■ **Problem details**
Leaving out the pictures, retype the lines from the beginning of the listing through the line containing "from matplotlib.patches import Rectangle".

[begin Recorded data]

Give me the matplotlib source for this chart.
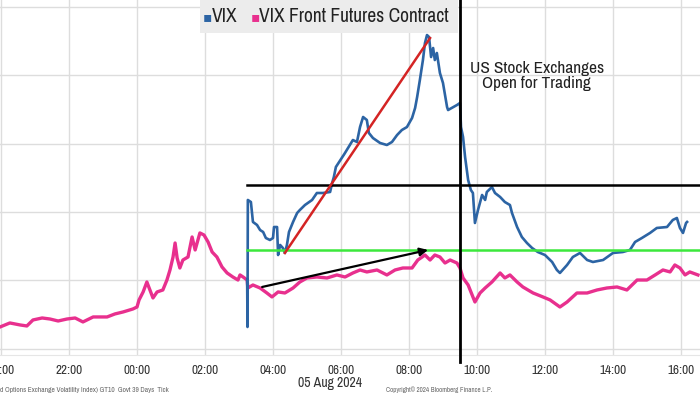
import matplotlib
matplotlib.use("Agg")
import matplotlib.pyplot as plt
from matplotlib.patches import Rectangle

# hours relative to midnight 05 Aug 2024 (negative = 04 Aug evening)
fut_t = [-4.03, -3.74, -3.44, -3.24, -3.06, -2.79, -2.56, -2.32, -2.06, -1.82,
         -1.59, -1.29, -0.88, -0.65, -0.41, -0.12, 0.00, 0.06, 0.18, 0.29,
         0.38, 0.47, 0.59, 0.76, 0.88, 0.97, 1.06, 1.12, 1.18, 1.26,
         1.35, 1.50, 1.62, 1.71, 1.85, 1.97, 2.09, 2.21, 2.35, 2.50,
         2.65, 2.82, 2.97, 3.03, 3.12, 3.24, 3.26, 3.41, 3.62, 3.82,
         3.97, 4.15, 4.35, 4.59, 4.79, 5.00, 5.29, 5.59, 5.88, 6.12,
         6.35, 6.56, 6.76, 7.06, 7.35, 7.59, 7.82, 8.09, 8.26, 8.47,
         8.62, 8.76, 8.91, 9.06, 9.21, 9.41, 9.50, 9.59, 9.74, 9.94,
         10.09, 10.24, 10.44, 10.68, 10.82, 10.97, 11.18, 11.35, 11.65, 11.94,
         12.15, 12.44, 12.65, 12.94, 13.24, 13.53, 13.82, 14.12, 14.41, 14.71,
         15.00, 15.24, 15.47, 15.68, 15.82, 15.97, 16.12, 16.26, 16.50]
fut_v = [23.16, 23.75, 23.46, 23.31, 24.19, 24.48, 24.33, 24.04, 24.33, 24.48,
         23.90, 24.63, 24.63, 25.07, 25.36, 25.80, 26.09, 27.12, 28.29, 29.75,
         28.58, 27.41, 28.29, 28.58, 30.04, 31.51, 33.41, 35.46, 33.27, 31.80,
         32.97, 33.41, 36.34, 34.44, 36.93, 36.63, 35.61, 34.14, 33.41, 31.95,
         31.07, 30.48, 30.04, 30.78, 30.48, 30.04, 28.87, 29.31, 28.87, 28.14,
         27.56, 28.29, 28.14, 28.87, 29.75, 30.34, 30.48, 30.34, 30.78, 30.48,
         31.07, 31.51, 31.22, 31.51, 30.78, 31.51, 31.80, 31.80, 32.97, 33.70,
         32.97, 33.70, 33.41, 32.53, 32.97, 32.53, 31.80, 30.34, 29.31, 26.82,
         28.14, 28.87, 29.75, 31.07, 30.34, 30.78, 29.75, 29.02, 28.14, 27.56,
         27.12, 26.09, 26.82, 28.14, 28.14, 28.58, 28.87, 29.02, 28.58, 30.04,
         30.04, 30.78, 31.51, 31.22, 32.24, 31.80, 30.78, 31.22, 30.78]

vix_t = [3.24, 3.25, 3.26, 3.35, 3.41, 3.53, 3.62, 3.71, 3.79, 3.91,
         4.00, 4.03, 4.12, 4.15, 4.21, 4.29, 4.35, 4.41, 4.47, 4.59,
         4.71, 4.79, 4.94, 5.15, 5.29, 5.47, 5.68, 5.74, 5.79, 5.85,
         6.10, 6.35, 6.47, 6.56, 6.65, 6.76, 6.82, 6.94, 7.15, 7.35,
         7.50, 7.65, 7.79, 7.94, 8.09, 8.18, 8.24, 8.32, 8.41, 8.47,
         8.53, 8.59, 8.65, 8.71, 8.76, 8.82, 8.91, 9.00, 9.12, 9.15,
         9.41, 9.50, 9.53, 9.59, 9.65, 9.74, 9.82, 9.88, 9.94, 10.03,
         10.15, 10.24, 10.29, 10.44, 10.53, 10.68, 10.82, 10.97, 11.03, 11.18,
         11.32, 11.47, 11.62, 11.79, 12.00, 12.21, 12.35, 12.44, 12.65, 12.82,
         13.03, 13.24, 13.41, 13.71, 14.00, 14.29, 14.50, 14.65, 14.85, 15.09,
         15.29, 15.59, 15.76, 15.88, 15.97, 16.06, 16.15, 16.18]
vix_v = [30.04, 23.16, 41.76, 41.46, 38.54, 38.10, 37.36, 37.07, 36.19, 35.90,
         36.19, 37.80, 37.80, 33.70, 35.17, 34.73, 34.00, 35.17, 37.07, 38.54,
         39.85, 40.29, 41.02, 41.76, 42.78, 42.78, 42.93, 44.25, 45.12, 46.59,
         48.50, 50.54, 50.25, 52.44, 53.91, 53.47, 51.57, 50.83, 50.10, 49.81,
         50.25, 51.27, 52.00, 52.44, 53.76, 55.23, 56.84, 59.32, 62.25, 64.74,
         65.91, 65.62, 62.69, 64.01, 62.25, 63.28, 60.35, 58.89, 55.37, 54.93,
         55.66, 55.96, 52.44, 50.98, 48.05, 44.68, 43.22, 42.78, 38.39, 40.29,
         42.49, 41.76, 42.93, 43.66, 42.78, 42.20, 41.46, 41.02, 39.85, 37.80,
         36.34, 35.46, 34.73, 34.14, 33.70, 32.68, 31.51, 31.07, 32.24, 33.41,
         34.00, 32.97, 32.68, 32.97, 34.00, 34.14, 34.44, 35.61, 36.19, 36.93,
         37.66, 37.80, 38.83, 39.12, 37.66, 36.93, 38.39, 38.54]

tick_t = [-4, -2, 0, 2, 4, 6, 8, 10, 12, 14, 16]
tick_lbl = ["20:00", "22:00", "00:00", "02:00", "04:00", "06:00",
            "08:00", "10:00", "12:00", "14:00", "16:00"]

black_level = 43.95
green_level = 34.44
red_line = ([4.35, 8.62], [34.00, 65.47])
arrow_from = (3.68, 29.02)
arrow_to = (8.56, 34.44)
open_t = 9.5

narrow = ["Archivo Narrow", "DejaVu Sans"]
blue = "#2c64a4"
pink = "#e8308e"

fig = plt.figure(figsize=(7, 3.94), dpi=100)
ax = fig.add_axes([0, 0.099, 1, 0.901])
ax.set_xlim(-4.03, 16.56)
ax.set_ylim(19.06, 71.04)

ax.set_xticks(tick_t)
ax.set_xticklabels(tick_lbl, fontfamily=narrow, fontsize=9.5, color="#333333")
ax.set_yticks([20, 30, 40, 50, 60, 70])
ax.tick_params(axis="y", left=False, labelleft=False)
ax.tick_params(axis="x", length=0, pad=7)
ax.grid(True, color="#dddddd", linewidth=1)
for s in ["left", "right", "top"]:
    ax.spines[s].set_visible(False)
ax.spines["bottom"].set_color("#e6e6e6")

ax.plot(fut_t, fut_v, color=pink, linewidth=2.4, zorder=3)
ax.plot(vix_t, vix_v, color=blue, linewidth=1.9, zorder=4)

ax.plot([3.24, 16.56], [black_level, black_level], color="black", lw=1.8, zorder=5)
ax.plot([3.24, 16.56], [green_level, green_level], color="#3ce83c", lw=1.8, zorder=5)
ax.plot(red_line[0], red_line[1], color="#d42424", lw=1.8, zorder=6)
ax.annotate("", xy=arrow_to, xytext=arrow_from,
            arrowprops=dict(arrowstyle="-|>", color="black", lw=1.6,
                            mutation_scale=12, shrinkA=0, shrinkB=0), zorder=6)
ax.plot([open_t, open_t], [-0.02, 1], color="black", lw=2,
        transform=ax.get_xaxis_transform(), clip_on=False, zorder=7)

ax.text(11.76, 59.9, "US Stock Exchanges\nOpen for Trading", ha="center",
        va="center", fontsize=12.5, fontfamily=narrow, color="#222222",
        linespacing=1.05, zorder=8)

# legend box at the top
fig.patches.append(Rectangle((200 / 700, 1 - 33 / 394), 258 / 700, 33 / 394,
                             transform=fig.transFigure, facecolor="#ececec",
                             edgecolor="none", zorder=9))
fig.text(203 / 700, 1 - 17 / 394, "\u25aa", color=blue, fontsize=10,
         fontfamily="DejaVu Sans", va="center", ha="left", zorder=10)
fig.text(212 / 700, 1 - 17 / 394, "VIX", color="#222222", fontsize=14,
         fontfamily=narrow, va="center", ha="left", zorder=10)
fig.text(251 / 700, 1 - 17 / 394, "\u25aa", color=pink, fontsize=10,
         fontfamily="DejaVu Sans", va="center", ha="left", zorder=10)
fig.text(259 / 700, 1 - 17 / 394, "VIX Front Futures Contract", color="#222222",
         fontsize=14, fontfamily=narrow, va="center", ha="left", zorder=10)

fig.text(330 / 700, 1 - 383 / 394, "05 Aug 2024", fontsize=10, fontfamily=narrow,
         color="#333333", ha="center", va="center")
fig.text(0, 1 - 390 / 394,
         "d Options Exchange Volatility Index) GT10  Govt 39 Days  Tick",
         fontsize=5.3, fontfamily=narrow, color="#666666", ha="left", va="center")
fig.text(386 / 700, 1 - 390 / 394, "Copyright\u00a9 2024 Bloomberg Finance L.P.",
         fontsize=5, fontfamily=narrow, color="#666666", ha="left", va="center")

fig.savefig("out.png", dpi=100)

[end Recorded data]

■ **Exercise solution**
Give me the matplotlib source for this chart.
import matplotlib
matplotlib.use("Agg")
import matplotlib.pyplot as plt
from matplotlib.patches import Rectangle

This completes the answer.